There are courses, manuals and dissertations on how to create characters, but I assure you, a writer does not sit in Starbucks all day with a sketchbook and pencils, transcribing other people's conversation and sketching their likenesses. A story may shape the characters, not vice versa

In short - a writer has no control over his/ her characters. In the initial planning stages, characters flit around like ghosts and if you're lucky, they may relay to you some clues about the purpose of their existence. Nor does a writer have any control over the responses to the characters. In that respect, let me help you answer the following awkward questions:


1) Is Character X/Y/Z based on anybody you know?


Give me more credit! I don't actively people my fictional worlds with people I already know. What a total mismatch. It would be like pasting newspaper clippings onto a fresco.



2) Is Character X/Y/Z based on anyone *I* know?


Print out and hold your Facebook friends list next to the character description and draw your own conclusions.


3) Did someone piss you off and you put them into nasty situations in your stories, to get back at them, if only in an imaginary sense?

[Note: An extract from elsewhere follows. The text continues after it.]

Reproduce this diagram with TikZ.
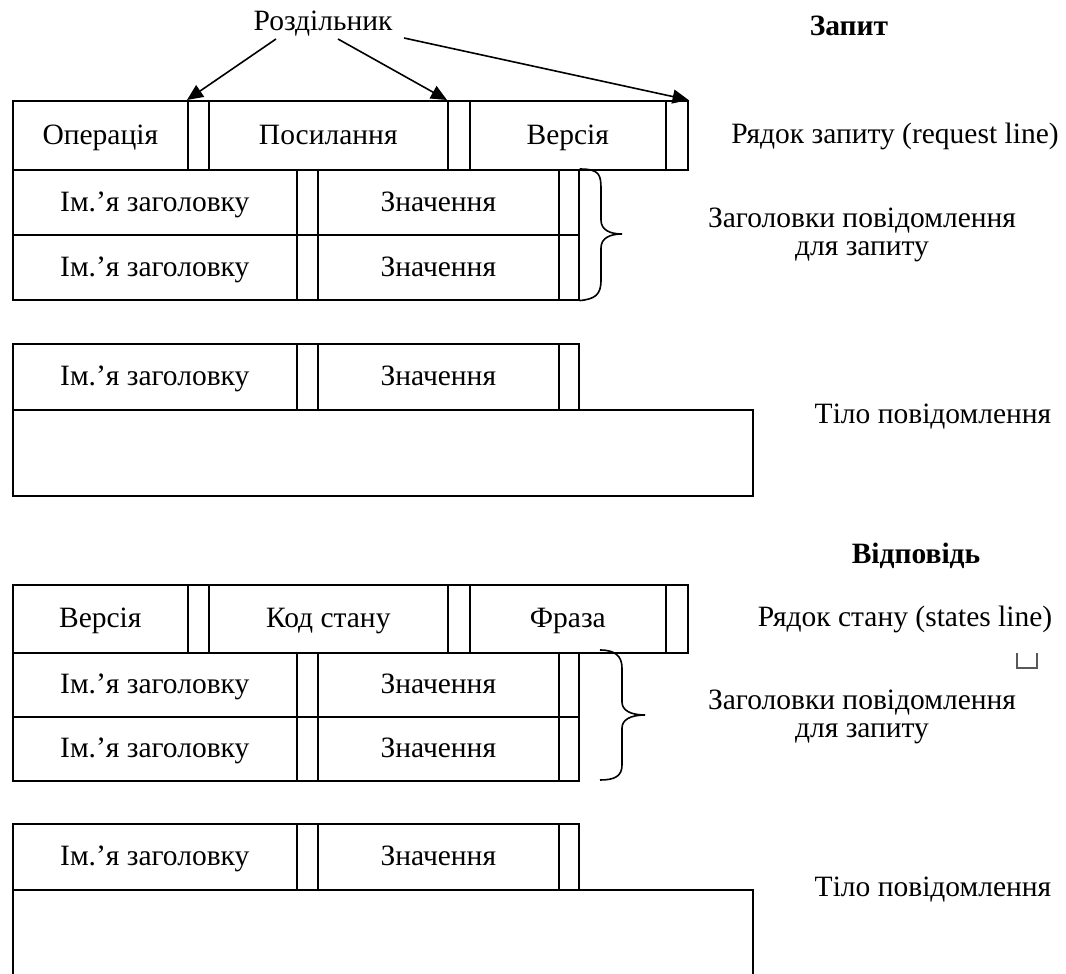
\documentclass[tikz,border=0pt]{standalone}
\usepackage{fontspec}
\setmainfont{Liberation Serif}
\usetikzlibrary{arrows.meta}
\begin{document}
\begin{tikzpicture}[x=1pt,y=-1pt,
  every node/.style={font=\fontsize{29.5}{34}\selectfont, text height=18pt, text depth=0pt},
  cellbox/.style={draw, line width=1.6pt, inner sep=0pt, anchor=north west},
  label/.style={inner sep=0pt},
  title/.style={inner sep=0pt, font=\fontsize{29.5}{34}\selectfont\bfseries},
  pointer/.style={line width=1.6pt, -{Triangle[length=16pt,width=14pt]}},
  brace/.style={line width=1.6pt}]
\useasboundingbox (0,0) rectangle (1066,974);
\clip (0,0) rectangle (1066,974);

% ---------- Запит ----------
\node[title] (req) at (849,27) {Запит};
\node[label] (sepname) at (323,22) {Роздільник};
\coordinate (a1) at (276,39);
\coordinate (a2) at (338,39);
\coordinate (a3) at (404,38);

% request line
\node[cellbox, minimum width=175pt, minimum height=69pt] (op) at (12,100) {Операція};
\node[cellbox, minimum width=21pt, minimum height=69pt] (s1) at (187,100) {};
\node[cellbox, minimum width=239pt, minimum height=69pt] (uri) at (208,100) {Посилання};
\node[cellbox, minimum width=22pt, minimum height=69pt] (s2) at (447,100) {};
\node[cellbox, minimum width=196pt, minimum height=69pt] (ver) at (469,100) {Версія};
\node[cellbox, minimum width=22pt, minimum height=69pt] (s3) at (665,100) {};
\node[label] (reqline) at (895,134) {Рядок запиту (request line)};

\draw[pointer] (a1) -- (s1.north west);
\draw[pointer] (a2) -- (s2.north west);
\draw[pointer] (a3) -- (s3.north east);

% request headers
\foreach \r/\y in {1/169,2/234}{
  \node[cellbox, minimum width=284pt, minimum height=65pt] (qn\r) at (12,\y) {Ім.’я заголовку};
  \node[cellbox, minimum width=21pt, minimum height=65pt] (qa\r) at (296,\y) {};
  \node[cellbox, minimum width=241pt, minimum height=65pt] (qv\r) at (317,\y) {Значення};
  \node[cellbox, minimum width=20pt, minimum height=65pt] (qb\r) at (558,\y) {};
}
\draw[brace] (qb1.north east) .. controls (600,169) and (601,175) .. (601,190)
  -- (601,220) .. controls (601,230) and (610,234) .. (622,234)
  .. controls (610,234) and (601,238) .. (601,248)
  -- (601,280) .. controls (601,295) and (595,299) .. (qb2.south east);
\node[label] (qh1) at (862,218) {Заголовки повідомлення};
\node[label] (qh2) at (862,246) {для запиту};

% request body
\node[cellbox, minimum width=284pt, minimum height=66pt] (bn1) at (12,343) {Ім.’я заголовку};
\node[cellbox, minimum width=21pt, minimum height=66pt] (ba1) at (296,343) {};
\node[cellbox, minimum width=241pt, minimum height=66pt] (bv1) at (317,343) {Значення};
\node[cellbox, minimum width=20pt, minimum height=66pt] (bb1) at (558,343) {};
\node[cellbox, minimum width=740pt, minimum height=86pt] (body1) at (12,409) {};
\node[label] (bl1) at (933,414) {Тіло повідомлення};

% ---------- Відповідь ----------
\node[title] (resp) at (916,554) {Відповідь};

\node[cellbox, minimum width=175pt, minimum height=68pt] (rv) at (12,584) {Версія};
\node[cellbox, minimum width=21pt, minimum height=68pt] (t1) at (187,584) {};
\node[cellbox, minimum width=239pt, minimum height=68pt] (code) at (208,584) {Код стану};
\node[cellbox, minimum width=22pt, minimum height=68pt] (t2) at (447,584) {};
\node[cellbox, minimum width=196pt, minimum height=68pt] (phr) at (469,584) {Фраза};
\node[cellbox, minimum width=22pt, minimum height=68pt] (t3) at (665,584) {};
\node[label] (stline) at (905,617) {Рядок стану (states line)};

% small stray mark
\draw[line width=1.2pt, gray!70!black] (1017,653) -- (1017,668) -- (1037,668) -- (1037,653);

\foreach \r/\y in {1/652,2/716}{
  \node[cellbox, minimum width=284pt, minimum height=64pt] (pn\r) at (12,\y) {Ім.’я заголовку};
  \node[cellbox, minimum width=21pt, minimum height=64pt] (pa\r) at (296,\y) {};
  \node[cellbox, minimum width=241pt, minimum height=64pt] (pv\r) at (317,\y) {Значення};
  \node[cellbox, minimum width=20pt, minimum height=64pt] (pb\r) at (558,\y) {};
}
\draw[brace] (600,650) .. controls (615,650) and (622,656) .. (622,668)
  -- (622,702) .. controls (622,710) and (630,715) .. (645,715)
  .. controls (630,715) and (622,720) .. (622,728)
  -- (622,765) .. controls (622,776) and (615,780) .. (600,780);
\node[label] (ph1) at (862,700) {Заголовки повідомлення};
\node[label] (ph2) at (862,728) {для запиту};

% response body
\node[cellbox, minimum width=284pt, minimum height=66pt] (cn1) at (12,823) {Ім.’я заголовку};
\node[cellbox, minimum width=21pt, minimum height=66pt] (ca1) at (296,823) {};
\node[cellbox, minimum width=241pt, minimum height=66pt] (cv1) at (317,823) {Значення};
\node[cellbox, minimum width=20pt, minimum height=66pt] (cb1) at (558,823) {};
\node[cellbox, minimum width=740pt, minimum height=120pt] (body2) at (12,889) {};
\node[label] (bl2) at (933,887) {Тіло повідомлення};
\end{tikzpicture}
\end{document}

Wow, what a twisted question! (Writers of horror fiction are especially afflicted with this question.) All fiction is about pain and conflict. If you want to read about hearts and flowers, then go buy a Hallmark card.

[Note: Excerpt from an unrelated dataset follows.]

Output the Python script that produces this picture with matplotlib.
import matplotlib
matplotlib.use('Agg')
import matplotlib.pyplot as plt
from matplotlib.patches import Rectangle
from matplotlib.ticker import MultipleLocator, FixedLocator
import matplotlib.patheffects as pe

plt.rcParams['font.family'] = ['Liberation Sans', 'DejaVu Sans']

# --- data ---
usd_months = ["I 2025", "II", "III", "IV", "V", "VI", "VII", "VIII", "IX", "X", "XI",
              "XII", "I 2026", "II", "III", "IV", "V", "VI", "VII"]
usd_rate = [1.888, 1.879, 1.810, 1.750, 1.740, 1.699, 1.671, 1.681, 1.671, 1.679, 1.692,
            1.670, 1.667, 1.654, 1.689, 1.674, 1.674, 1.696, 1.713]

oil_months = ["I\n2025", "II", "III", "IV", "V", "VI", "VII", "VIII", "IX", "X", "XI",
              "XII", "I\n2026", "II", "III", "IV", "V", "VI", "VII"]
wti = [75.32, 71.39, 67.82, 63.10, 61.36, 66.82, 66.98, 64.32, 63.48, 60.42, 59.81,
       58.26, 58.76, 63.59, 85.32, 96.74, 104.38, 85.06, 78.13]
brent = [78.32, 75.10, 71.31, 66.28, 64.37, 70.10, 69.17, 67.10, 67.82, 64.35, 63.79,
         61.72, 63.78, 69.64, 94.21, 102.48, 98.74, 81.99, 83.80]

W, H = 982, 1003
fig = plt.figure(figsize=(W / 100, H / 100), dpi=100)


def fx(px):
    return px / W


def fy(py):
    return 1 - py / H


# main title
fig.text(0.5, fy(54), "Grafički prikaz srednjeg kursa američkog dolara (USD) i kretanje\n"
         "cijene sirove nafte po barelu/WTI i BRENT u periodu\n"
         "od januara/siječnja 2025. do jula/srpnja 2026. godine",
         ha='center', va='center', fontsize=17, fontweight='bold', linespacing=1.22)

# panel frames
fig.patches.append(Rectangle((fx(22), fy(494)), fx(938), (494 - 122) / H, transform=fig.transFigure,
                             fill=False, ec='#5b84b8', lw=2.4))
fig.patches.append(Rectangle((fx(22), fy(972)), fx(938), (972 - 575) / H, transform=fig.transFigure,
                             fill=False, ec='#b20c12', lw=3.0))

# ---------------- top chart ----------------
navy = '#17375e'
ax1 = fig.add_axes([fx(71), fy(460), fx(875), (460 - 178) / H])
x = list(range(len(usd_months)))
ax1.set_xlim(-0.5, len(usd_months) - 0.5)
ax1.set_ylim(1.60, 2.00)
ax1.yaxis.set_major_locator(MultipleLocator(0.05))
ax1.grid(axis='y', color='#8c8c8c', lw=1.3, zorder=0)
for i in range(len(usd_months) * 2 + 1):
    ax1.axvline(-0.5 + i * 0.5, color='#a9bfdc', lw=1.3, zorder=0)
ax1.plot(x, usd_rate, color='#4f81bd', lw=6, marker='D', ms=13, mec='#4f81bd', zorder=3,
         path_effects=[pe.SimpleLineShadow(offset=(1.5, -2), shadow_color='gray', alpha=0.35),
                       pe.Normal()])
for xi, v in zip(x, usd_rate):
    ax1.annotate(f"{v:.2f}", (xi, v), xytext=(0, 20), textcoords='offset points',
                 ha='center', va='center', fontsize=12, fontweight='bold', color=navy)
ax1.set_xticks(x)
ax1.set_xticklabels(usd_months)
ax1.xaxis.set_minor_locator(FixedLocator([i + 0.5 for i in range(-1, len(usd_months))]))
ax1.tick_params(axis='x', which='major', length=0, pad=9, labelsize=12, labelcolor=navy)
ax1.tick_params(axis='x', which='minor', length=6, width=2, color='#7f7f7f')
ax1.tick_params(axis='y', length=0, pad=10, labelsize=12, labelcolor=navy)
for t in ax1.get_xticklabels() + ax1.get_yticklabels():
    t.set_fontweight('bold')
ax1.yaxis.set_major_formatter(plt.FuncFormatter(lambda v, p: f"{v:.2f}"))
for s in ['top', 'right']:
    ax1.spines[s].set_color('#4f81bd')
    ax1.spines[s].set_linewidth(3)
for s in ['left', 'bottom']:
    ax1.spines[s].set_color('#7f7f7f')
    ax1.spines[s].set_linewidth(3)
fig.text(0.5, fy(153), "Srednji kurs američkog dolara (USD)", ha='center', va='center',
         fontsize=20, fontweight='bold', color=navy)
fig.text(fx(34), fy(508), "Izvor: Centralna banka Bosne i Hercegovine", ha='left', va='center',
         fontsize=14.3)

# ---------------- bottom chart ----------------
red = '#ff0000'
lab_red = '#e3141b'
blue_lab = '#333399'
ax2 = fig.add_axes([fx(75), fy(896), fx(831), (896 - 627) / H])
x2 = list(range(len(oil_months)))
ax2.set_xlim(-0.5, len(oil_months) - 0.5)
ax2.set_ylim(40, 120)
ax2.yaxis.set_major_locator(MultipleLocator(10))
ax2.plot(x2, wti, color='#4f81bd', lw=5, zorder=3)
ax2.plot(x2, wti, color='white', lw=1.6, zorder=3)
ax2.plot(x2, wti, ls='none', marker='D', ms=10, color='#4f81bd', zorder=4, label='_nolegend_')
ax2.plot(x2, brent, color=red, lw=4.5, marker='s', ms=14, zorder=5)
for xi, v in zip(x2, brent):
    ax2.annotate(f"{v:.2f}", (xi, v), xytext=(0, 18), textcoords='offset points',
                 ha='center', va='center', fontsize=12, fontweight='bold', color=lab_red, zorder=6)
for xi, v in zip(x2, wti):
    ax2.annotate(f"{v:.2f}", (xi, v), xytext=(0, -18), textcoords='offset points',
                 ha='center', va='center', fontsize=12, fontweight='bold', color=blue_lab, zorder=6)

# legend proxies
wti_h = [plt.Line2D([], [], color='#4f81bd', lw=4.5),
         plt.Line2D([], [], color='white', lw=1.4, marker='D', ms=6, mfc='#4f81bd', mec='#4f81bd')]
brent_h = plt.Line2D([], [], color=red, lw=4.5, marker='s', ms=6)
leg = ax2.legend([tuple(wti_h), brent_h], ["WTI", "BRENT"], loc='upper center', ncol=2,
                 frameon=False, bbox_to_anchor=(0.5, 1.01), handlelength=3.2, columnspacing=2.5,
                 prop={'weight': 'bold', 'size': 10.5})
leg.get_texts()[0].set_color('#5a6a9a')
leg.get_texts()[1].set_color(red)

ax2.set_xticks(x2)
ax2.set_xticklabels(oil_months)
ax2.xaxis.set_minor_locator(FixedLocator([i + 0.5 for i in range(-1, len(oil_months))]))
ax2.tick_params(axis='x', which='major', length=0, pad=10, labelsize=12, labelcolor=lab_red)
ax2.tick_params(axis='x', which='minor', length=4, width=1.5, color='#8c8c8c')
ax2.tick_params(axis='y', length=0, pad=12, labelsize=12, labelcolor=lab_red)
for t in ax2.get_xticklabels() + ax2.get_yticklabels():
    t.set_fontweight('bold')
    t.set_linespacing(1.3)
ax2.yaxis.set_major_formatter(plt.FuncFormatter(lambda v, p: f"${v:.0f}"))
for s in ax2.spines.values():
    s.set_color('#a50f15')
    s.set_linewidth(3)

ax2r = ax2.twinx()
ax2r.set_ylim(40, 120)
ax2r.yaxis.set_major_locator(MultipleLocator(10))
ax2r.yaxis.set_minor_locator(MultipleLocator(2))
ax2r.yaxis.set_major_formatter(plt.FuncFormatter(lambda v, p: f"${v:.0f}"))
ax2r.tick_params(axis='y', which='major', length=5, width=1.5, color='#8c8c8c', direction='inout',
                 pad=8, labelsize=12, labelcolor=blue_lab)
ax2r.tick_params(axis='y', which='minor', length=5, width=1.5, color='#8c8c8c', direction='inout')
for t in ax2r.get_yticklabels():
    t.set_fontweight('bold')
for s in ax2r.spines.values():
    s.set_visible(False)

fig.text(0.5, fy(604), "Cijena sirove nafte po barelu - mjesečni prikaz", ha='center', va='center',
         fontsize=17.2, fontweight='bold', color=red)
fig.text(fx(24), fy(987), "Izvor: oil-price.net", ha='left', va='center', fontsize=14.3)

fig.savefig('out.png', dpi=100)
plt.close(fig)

4) Is the protagonist based on yourself?


This question is probably why I've shied away from using first person in my published work. Or even worse, if the protagonist is a male : "Is the protagonist a male version of yourself?" I don't conceive of male versions of myself unless I want a very specific type of cheap operation performed in Thailand...

5) Miss Lee, is male character X/Y/Z based on any of your exes?


Now its getting too personal. Stop your prying, my handheld bowel-disruptor is set to 'Unspeakable Gut Horror'. Fiction is not a confession, and I'm not trying to get onto Oprah's Book Club shortlist by splattering my guts on the page.

6) Are the parental figures in your stories based on your own experience?


Hahah, a question that springs from the assumption that all writers must have had horrid childhoods. Some early history of trauma or tragedy, because artists seem to suffer for their work and if there is evident pain then the work is deemed 'genuine'. The proliferation of all those child abuse memoirs lining the shelves these days only proves the commercial viability of this flawed thinking.